Beyond Last-Click: An Optimal Mechanism for Ad Attribution
Nan An, Weian Li, Qi Qi, Changyuan Yu, Liang Zhang
TL;DR
The paper reframes advertising attribution as a mechanism-design problem where platforms may strategically delay reports. It shows Last-Click is not DSIC and introduces the Peer-Validated Mechanism (PVM), which is DSIC and achieves superior accuracy and fairness, with optimality in homogeneous settings and provable bounds in heterogeneous ones. The authors provide theoretical guarantees and demonstrate, via numerical experiments with real-world-like data, that PVM outperforms Last-Click in both accuracy and fairness. The work offers a principled, incentive-compatible foundation for robust attribution in multi-platform advertising ecosystems and suggests avenues for further refinements under distributional correlations.
Abstract
Accurate attribution for multiple platforms is critical for evaluating performance-based advertising.
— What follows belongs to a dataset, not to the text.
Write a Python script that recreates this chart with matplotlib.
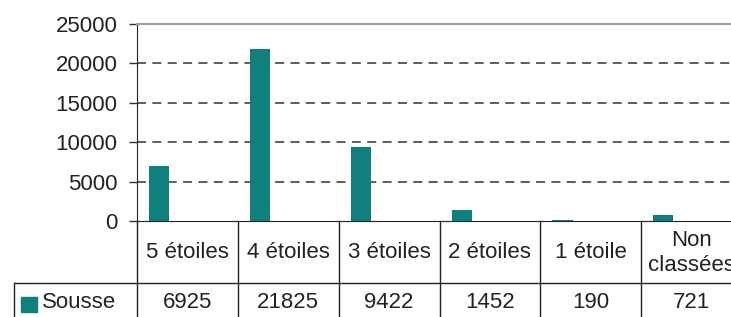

However, existing attribution methods rely heavily on the heuristic methods, e.g., Last-Click Mechanism (LCM) which always allocates the attribution to the platform with the latest report, lacking theoretical guarantees for attribution accuracy. In this work, we propose a novel theoretical model for the advertising attribution problem, in which we aim to design the optimal dominant strategy incentive compatible (DSIC) mechanisms and evaluate their performance. We first show that LCM is not DSIC and performs poorly in terms of accuracy and fairness. To address this limitation, we introduce the Peer-Validated Mechanism (PVM), a DSIC mechanism in which a platform's attribution depends solely on the reports of other platforms. We then examine the accuracy of PVM across both homogeneous and heterogeneous settings, and provide provable accuracy bounds for each case. Notably, we show that PVM is the optimal DSIC mechanism in the homogeneous setting. Finally, numerical experiments are conducted to show that PVM consistently outperforms LCM in terms of attribution accuracy and fairness.